The split decision loss to Du Plessis is one Strickland is adamant he should have won. Thanks to his outspoken personality, the 34-fight veteran (28-6) believes he’s being silenced, or phased out, of the spotlight now that he no longer holds the title.

“The UFC fans want me and Dricus to settle it,” Strickland tweeted. “Dricus wants to settle it. We all know I fought in a dirty liberal country who f***** me. Dana [White] knows it. The UFC knows it.

“IF IT WAS ANYONE ELSE ON THE ROSTER THE REMATCH WOULD HAPPEN! Do the right thing, UFC.”

Strickland followed up his comments, going as far as to claim Canada — where the fight was held in Toronto, Ontario — attempted to cancel UFC 297’s main event. While Strickland’s media day appearance during that fight week proved controversial, as is generally the case with him, it didn’t lead to any changes.

At the pre-fight press conference the day after, and on fight night, Strickland still received plenty of cheers from the Toronto faithful.

“No, man, it is a fact... Trust me...” Strickland replied when a Twitter user said no rematch with Du Plessis would prove he was robbed on purpose. “Canada absolutely hated me and threatened to pull me.

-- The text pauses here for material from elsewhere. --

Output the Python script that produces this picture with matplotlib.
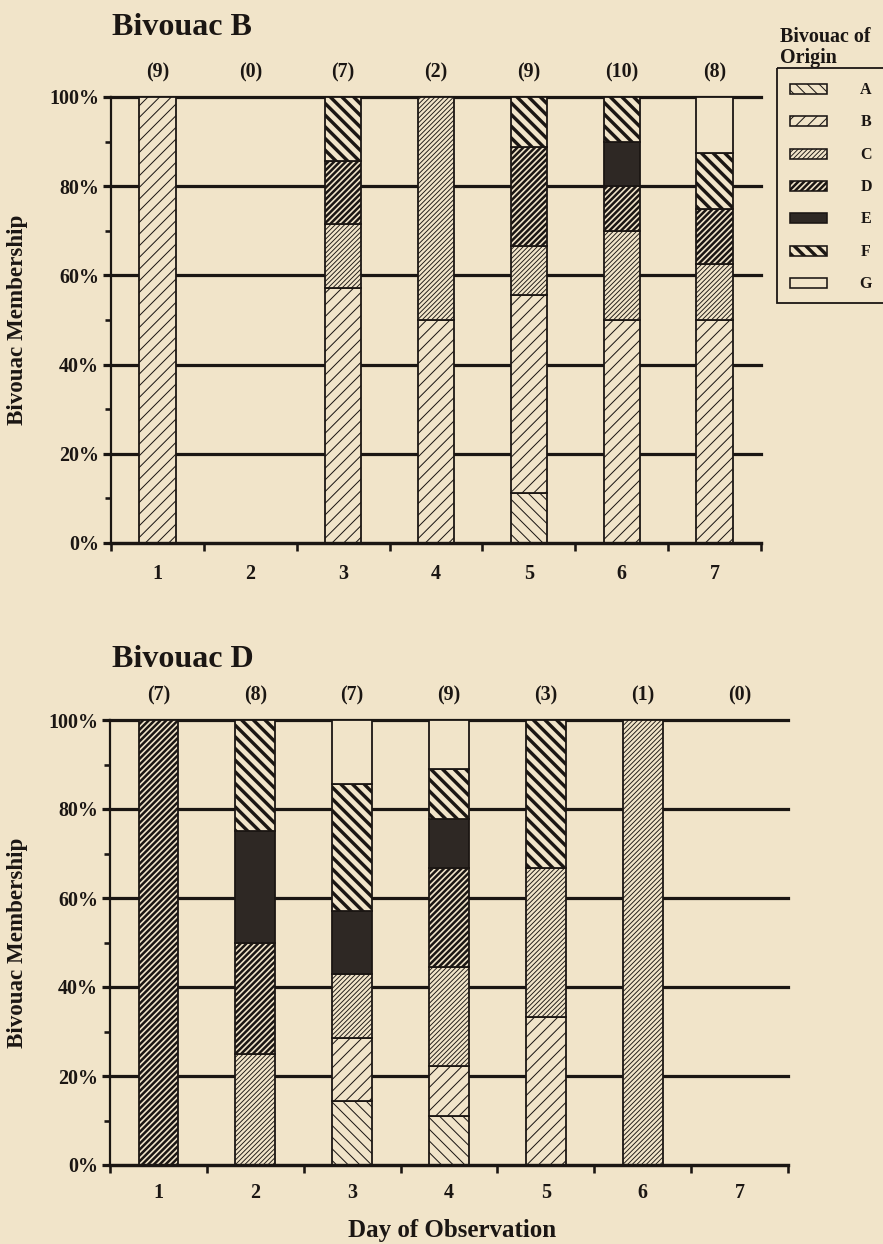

“You know, man, I’m not climbing that f****** ladder again..... If that isn’t it for me, [I don’t know], boxing... Go make millions beating up Jake Paul lmao (laughing my ass off).”

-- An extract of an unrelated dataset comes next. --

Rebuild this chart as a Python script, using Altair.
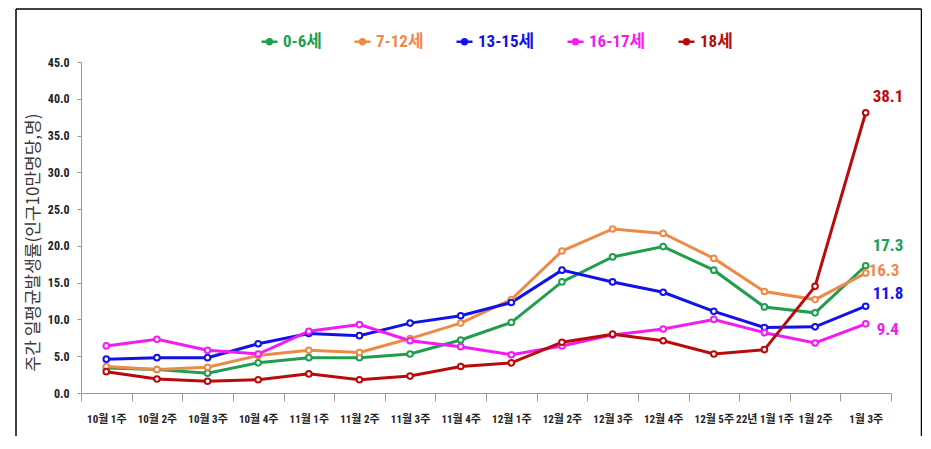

The country bias theory has been an interesting one throughout MMA history but is typically irrelevant regarding the biggest events in the sport. More often than not, veteran judges travel from country to country and work these pivotal matchups no matter the location, as was the case with Strickland vs. Du Plessis. Sal D’Amato, Eric Colon, and Derek Cleary are three of the most tenured judges in MMA and were assigned the middleweight tilt.

Boxing is an interesting concept for Strickland’s fighting future, but won’t happen anytime soon unless he can get out of his UFC contract. Going off of his suspicions alone, you’d have to think there’s even less of a chance of that happening than there normally would be.

In the end, Strickland signed off from his admitted complaint session in the only fashion he knows how.

“Alright y’all! I’m done b****ing!” Strickland tweeted an hour later. “Thanks for rolling with me even when I’m acting like a woman venting! Hope you are at home with a hot woman, surrounded by guns and meat.

“If you don’t have either of those settle on an ugly woman but no compromise on the guns!!!”